Thursday, January 8, 2009

Marches and memorials tomorrow

Posted By on Thu, Jan 8, 2009 at 9:24 PM

click to enlarge crime signs

Silence is Violence, the activist group that led the Jan. 11, 2007 march on New Orleans City Hall, is trying it again tomorrow with a series of events that acknowledge what we all know: 2009 in New Orleans has gotten off to a particularly crappy start. More info on SIV's Web site, but here's the schedule:

Tomorrow, January 9, 2009, we will Strike Against Crime, voicing community-wide condemnation of violent crime in New Orleans and memorializing those whom we have lost to the violence. We call upon citizens, businesses, and city government to pursue policies and programs that spread peace through our neighborhoods and our city as a whole.

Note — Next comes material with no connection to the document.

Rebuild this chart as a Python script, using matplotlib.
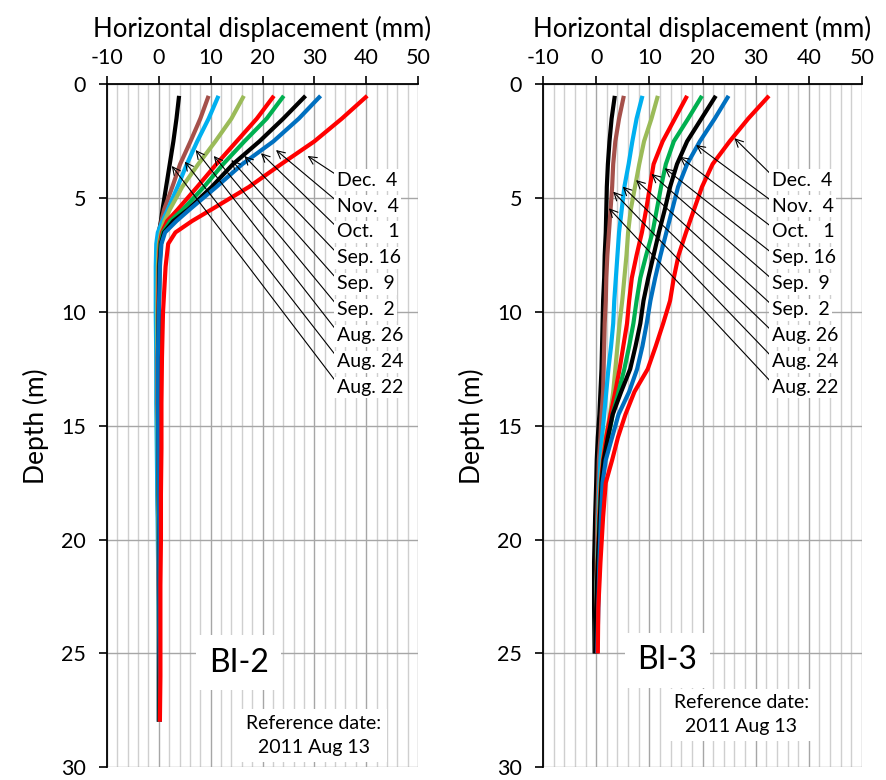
import matplotlib
matplotlib.use('Agg')
import matplotlib.pyplot as plt
from matplotlib.ticker import MultipleLocator

plt.rcParams['font.family'] = ['Lato', 'DejaVu Sans']
plt.rcParams['axes.unicode_minus'] = False

# survey dates (legend labels, top to bottom in the label column)
dates = ['Dec.  4', 'Nov.  4', 'Oct.   1', 'Sep. 16', 'Sep.  9', 'Sep.  2',
         'Aug. 26', 'Aug. 24', 'Aug. 22']
colors = ['#ff0000', '#0070c0', '#000000', '#00b050', '#ff0000', '#9bbb59',
          '#00b0f0', '#a5504a', '#000000']

# ---- BI-2 ----
depth_bi2 = [0.5, 1.5, 2.5, 3.5, 4.5, 5.5, 6.0, 6.5, 7.0, 8.0,
             10, 12, 14, 16, 18, 20, 22, 24, 26, 28]
bi2 = {
    'Dec.  4': [40.2, 35.3, 30.0, 23.6, 17.4, 10.1, 6.4, 3.2, 1.8, 1.3,
                0.8, 0.6, 0.5, 0.5, 0.4, 0.4, 0.3, 0.3, 0.3, 0.2],
    'Nov.  4': [31.2, 27.0, 22.1, 16.1, 11.1, 5.9, 3.4, 1.2, 0.5, 0.2,
                0.0, -0.2, -0.2, -0.1, 0.0, 0.1, 0.1, 0.1, 0.2, 0.2],
    'Oct.   1': [28.3, 24.0, 19.4, 14.3, 10.2, 5.6, 2.8, 1.0, 0.4, 0.1,
                 0.0, -0.1, -0.1, 0.0, 0.0, 0.1, 0.1, 0.1, 0.1, 0.1],
    'Sep. 16': [24.1, 20.8, 16.5, 12.4, 8.7, 4.6, 2.2, 0.8, 0.3, 0.1,
                0.0, -0.1, -0.1, 0.0, 0.0, 0.0, 0.1, 0.1, 0.1, 0.1],
    'Sep.  9': [22.2, 18.9, 15.0, 11.1, 7.4, 3.6, 1.6, 0.6, 0.2, 0.0,
                -0.1, -0.2, -0.2, -0.1, 0.0, 0.0, 0.0, 0.1, 0.1, 0.1],
    'Sep.  2': [16.4, 14.0, 10.9, 7.6, 4.5, 2.1, 1.1, 0.4, 0.0, -0.2,
                -0.3, -0.3, -0.3, -0.2, -0.1, 0.0, 0.0, 0.0, 0.1, 0.1],
    'Aug. 26': [11.5, 9.6, 7.4, 5.4, 3.6, 1.7, 0.7, -0.2, -0.5, -0.6,
                -0.6, -0.5, -0.5, -0.4, -0.3, -0.2, -0.1, 0.0, 0.0, 0.0],
    'Aug. 24': [9.6, 8.0, 6.1, 4.1, 2.6, 1.0, 0.5, 0.0, -0.3, -0.4,
                -0.4, -0.4, -0.3, -0.3, -0.2, -0.1, 0.0, 0.0, 0.0, 0.0],
    'Aug. 22': [3.9, 3.4, 2.8, 2.1, 1.4, 0.7, 0.4, 0.0, -0.3, -0.4,
                -0.4, -0.3, -0.3, -0.2, -0.2, -0.1, 0.0, 0.0, 0.0, 0.0],
}
# arrow tips (displacement, depth) for each label
tips_bi2 = [(28.7, 3.14), (22.6, 2.88), (19.7, 3.02), (16.5, 3.14), (14.0, 3.32),
            (10.6, 3.14), (7.1, 2.88), (5.0, 3.39), (2.5, 3.58)]

# ---- BI-3 ----
depth_bi3 = [0.5, 1.5, 2.5, 3.5, 4.5, 5.5, 6.5, 7.5, 8.5, 9.5, 10.5,
             11.5, 12.5, 13.5, 14.5, 15.5, 16.5, 17.5, 19, 21, 23, 25]
bi3 = {
    'Dec.  4': [32.5, 28.6, 25.1, 21.9, 19.9, 18.4, 16.9, 15.5, 14.6, 13.9, 12.6,
                11.2, 9.7, 7.2, 5.5, 4.1, 3.0, 1.8, 1.3, 0.8, 0.4, 0.3],
    'Nov.  4': [24.9, 22.3, 19.5, 17.1, 15.4, 14.3, 13.2, 12.1, 11.1, 10.2, 9.5,
                8.7, 7.7, 6.2, 4.2, 3.0, 1.8, 1.2, 0.9, 0.6, 0.4, 0.2],
    'Oct.   1': [22.5, 19.8, 17.1, 15.2, 13.9, 12.9, 11.8, 10.8, 9.8, 8.9, 8.3,
                 7.4, 6.4, 4.7, 3.1, 2.2, 1.4, 1.0, 0.7, 0.3, 0.0, -0.2],
    'Sep. 16': [19.9, 17.3, 14.6, 13.1, 12.2, 11.4, 10.6, 9.4, 8.3, 7.6, 7.0,
                6.2, 5.3, 4.2, 3.1, 2.3, 1.5, 1.0, 0.7, 0.4, 0.2, 0.1],
    'Sep.  9': [17.1, 14.8, 12.5, 10.8, 10.1, 9.4, 8.6, 7.6, 6.7, 6.2, 5.8,
                5.1, 4.4, 3.6, 2.7, 1.9, 1.3, 0.9, 0.6, 0.3, 0.1, 0.0],
    'Sep.  2': [11.6, 10.4, 9.0, 8.1, 7.3, 6.5, 6.0, 5.7, 5.3, 4.9, 4.4,
                4.0, 3.6, 3.2, 2.6, 1.8, 1.2, 0.8, 0.5, 0.2, 0.0, -0.1],
    'Aug. 26': [8.7, 7.6, 6.8, 6.1, 5.3, 4.8, 4.3, 4.0, 3.7, 3.4, 3.2,
                2.8, 2.3, 1.9, 1.5, 1.1, 0.8, 0.6, 0.4, 0.2, 0.0, -0.1],
    'Aug. 24': [5.2, 4.3, 3.6, 3.2, 3.0, 2.7, 2.4, 2.1, 1.9, 1.8, 1.6,
                1.5, 1.4, 1.3, 1.0, 0.8, 0.5, 0.4, 0.2, 0.1, 0.0, -0.1],
    'Aug. 22': [3.5, 2.9, 2.5, 2.2, 2.0, 1.9, 1.8, 1.6, 1.5, 1.3, 1.2,
                1.1, 1.0, 0.8, 0.6, 0.3, 0.1, 0.0, -0.2, -0.4, -0.4, -0.3],
}
tips_bi3 = [(26.0, 2.36), (18.8, 2.66), (15.7, 3.17), (12.9, 3.68), (10.4, 3.93),
            (7.5, 4.20), (5.0, 4.49), (3.2, 4.71), (2.4, 5.44)]

fig = plt.figure(figsize=(8.86, 7.80), dpi=100)
ax1 = fig.add_axes([0.1208, 0.0163, 0.351, 0.8754])
ax2 = fig.add_axes([0.6129, 0.0163, 0.360, 0.8754])


def draw_panel(ax, depth, data, tips, name, text_x, name_xy, ref_xy):
    # curves, earliest first so Dec. 4 ends up on top
    for lab, col in reversed(list(zip(dates, colors))):
        ax.plot(data[lab], depth, color=col, lw=3.0, solid_capstyle='butt', zorder=3)

    ax.set_xlim(-10, 50)
    ax.set_ylim(30, 0)
    ax.xaxis.set_major_locator(MultipleLocator(10))
    ax.xaxis.set_minor_locator(MultipleLocator(2))
    ax.yaxis.set_major_locator(MultipleLocator(5))
    ax.xaxis.tick_top()
    ax.xaxis.set_label_position('top')
    ax.grid(which='major', axis='both', color='#a6a6a6', lw=1.0, zorder=0)
    ax.grid(which='minor', axis='x', color='#cfcfcf', lw=1.0, zorder=0)
    ax.tick_params(which='major', direction='out', length=6, width=1.2,
                   labelsize=15.5)
    ax.tick_params(axis='x', which='major', pad=6)
    ax.tick_params(axis='y', which='major', pad=9)
    ax.tick_params(which='minor', length=0)
    for s in ['right', 'bottom']:
        ax.spines[s].set_visible(False)
    for s in ['top', 'left']:
        ax.spines[s].set_linewidth(1.3)
    ax.set_xlabel('Horizontal displacement (mm)', fontsize=18.5, labelpad=8)
    ax.set_ylabel('Depth (m)', fontsize=19, labelpad=9)

    # date labels with arrows
    for i, (lab, tip) in enumerate(zip(dates, tips)):
        ax.annotate(lab, xy=tip, xytext=(text_x, 4.2 + 1.14 * i),
                    ha='left', va='center', fontsize=14, zorder=5,
                    bbox=dict(boxstyle='square,pad=0.12', fc='white', ec='none'),
                    arrowprops=dict(arrowstyle='->', color='black', lw=0.8,
                                    shrinkA=0, shrinkB=0, relpos=(0, 0.8)))

    ax.text(name_xy[0], name_xy[1], name, fontsize=23, ha='center', va='center',
            zorder=5, bbox=dict(boxstyle='square,pad=0.4', fc='white', ec='none'))
    ax.text(ref_xy[0], ref_xy[1], 'Reference date:\n2011 Aug 13', fontsize=14,
            ha='center', va='center', linespacing=1.5, zorder=5,
            bbox=dict(boxstyle='square,pad=0.3', fc='white', ec='none'))


draw_panel(ax1, depth_bi2, bi2, tips_bi2, 'BI-2', 34.3, (15.4, 25.4), (29.9, 28.6))
draw_panel(ax2, depth_bi3, bi3, tips_bi3, 'BI-3', 33.0, (13.4, 25.3), (27.3, 27.7))

fig.savefig('out.png', dpi=100)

Community-led efforts and activities will be going on across town throughout Friday and Saturday. The following major activities will bring coordinated peace and social justice messages to downtown, uptown, and City Hall:

10am: Peace Motorcade, beginning at the intersection of North Claiborne Avenue and Gov. Nicholls Street. Nakita Shavers will lead this motorcade in memory of her brother, Dinerral Shavers, and Helen Hill, the two artists whose 2006 murders led to the founding of SilenceIsViolence.

12 noon: Victims memorial, steps of City Hall. We will read the names of all New Orleanians lost to homicide during the past year. Citizens and elected officials, including District Attorney Leon Cannizzaro, will participate in the memorial reading of the names. We invite any New Orleanian who mourns the loss of our citizens to join us in this annual memorial.

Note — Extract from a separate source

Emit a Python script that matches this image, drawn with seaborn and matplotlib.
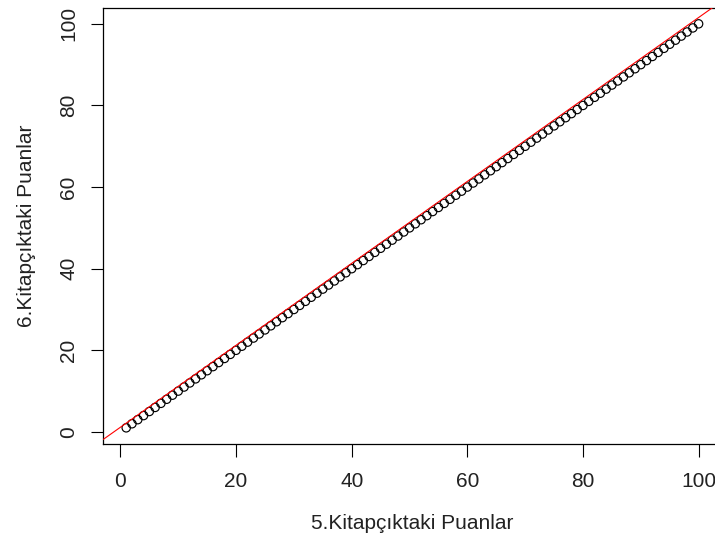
import matplotlib
matplotlib.use("Agg")
import matplotlib.pyplot as plt
import seaborn as sns
import pandas as pd

# Raw scores on booklet 5 and their equated scores on booklet 6
score_form5 = [
    1, 2, 3, 4, 5, 6, 7, 8, 9, 10, 11, 12, 13, 14, 15, 16, 17, 18, 19, 20,
    21, 22, 23, 24, 25, 26, 27, 28, 29, 30, 31, 32, 33, 34, 35, 36, 37, 38, 39, 40,
    41, 42, 43, 44, 45, 46, 47, 48, 49, 50, 51, 52, 53, 54, 55, 56, 57, 58, 59, 60,
    61, 62, 63, 64, 65, 66, 67, 68, 69, 70, 71, 72, 73, 74, 75, 76, 77, 78, 79, 80,
    81, 82, 83, 84, 85, 86, 87, 88, 89, 90, 91, 92, 93, 94, 95, 96, 97, 98, 99, 100,
]
score_form6 = [
    1, 2, 3, 4, 5, 6, 7, 8, 9, 10, 11, 12, 13, 14, 15, 16, 17, 18, 19, 20,
    21, 22, 23, 24, 25, 26, 27, 28, 29, 30, 31, 32, 33, 34, 35, 36, 37, 38, 39, 40,
    41, 42, 43, 44, 45, 46, 47, 48, 49, 50, 51, 52, 53, 54, 55, 56, 57, 58, 59, 60,
    61, 62, 63, 64, 65, 66, 67, 68, 69, 70, 71, 72, 73, 74, 75, 76, 77, 78, 79, 80,
    81, 82, 83, 84, 85, 86, 87, 88, 89, 90, 91, 92, 93, 94, 95, 96, 97, 98, 99, 100,
]
tick_values = [0, 20, 40, 60, 80, 100]

# Reference line (intercept, slope)
ref_intercept = 1.15
ref_slope = 1.004

x_label = "5.Kitapçıktaki Puanlar"
y_label = "6.Kitapçıktaki Puanlar"

df = pd.DataFrame({"x": score_form5, "y": score_form6})

sns.set_theme(style="ticks")
plt.rcParams["font.family"] = ["Liberation Sans", "DejaVu Sans"]

fig = plt.figure(figsize=(7.15, 5.41), dpi=100)
# plot region runs past the right edge of the canvas
ax = fig.add_axes([0.1445, 0.1793, 0.8646, 0.8065])

sns.scatterplot(data=df, x="x", y="y", ax=ax, s=36, marker="o",
                facecolors="none", edgecolor="black", linewidth=0.85,
                zorder=2)
ax.axline((0, ref_intercept), slope=ref_slope, color="red", lw=0.8, zorder=3)

lo = min(score_form5) - 0.04 * (max(score_form5) - min(score_form5))
hi = max(score_form5) + 0.04 * (max(score_form5) - min(score_form5))
ax.set_xlim(lo, hi)
ax.set_ylim(lo, hi)
ax.set_xticks(tick_values)
ax.set_yticks(tick_values)

for side in ["left", "right", "top", "bottom"]:
    ax.spines[side].set_visible(True)
    ax.spines[side].set_color("black")
    ax.spines[side].set_linewidth(0.9)

ax.tick_params(axis="both", direction="out", length=9, width=0.8,
               color="black", labelsize=15, labelcolor="#222222")
ax.tick_params(axis="x", pad=11)
ax.tick_params(axis="y", labelrotation=90, pad=9)
for lab in ax.get_yticklabels():
    lab.set_verticalalignment("center")

ax.set_xlabel(x_label, fontsize=15, color="#222222", labelpad=17)
ax.set_ylabel(y_label, fontsize=15, color="#222222", labelpad=17)

fig.savefig("out.png", dpi=100, facecolor="white")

6pm: Procession and Vigil for Ja'Shawn Powell. Led by the city's Social Aid and Pleasure Clubs. Gather at New Hope Baptist Church, 1807 La Salle Street, at 6pm for prayer; walk to the corner of Jackson Avenue and Danneel Street; candlelight vigil in Van McMurray Park.

In addition, please WEAR RED on Friday to show your respect for victims of violence and your pledge to work toward peace in New Orleans.

I don't know. I admire the work of Silence is Violence, and this is no disrespect to them, but it feels like thousands of people marched on City Hall two years ago, demonstrated and organized ... and, through no fault of theirs, nothing changed. I guess we have to keep trying, but the Ja'Shawn Powell murder seems to have thrown some pretty battle-scarred friends of mine for a loop, and the murders and the marches and the murders and the marches are all beginning to feel like Groundhog Day.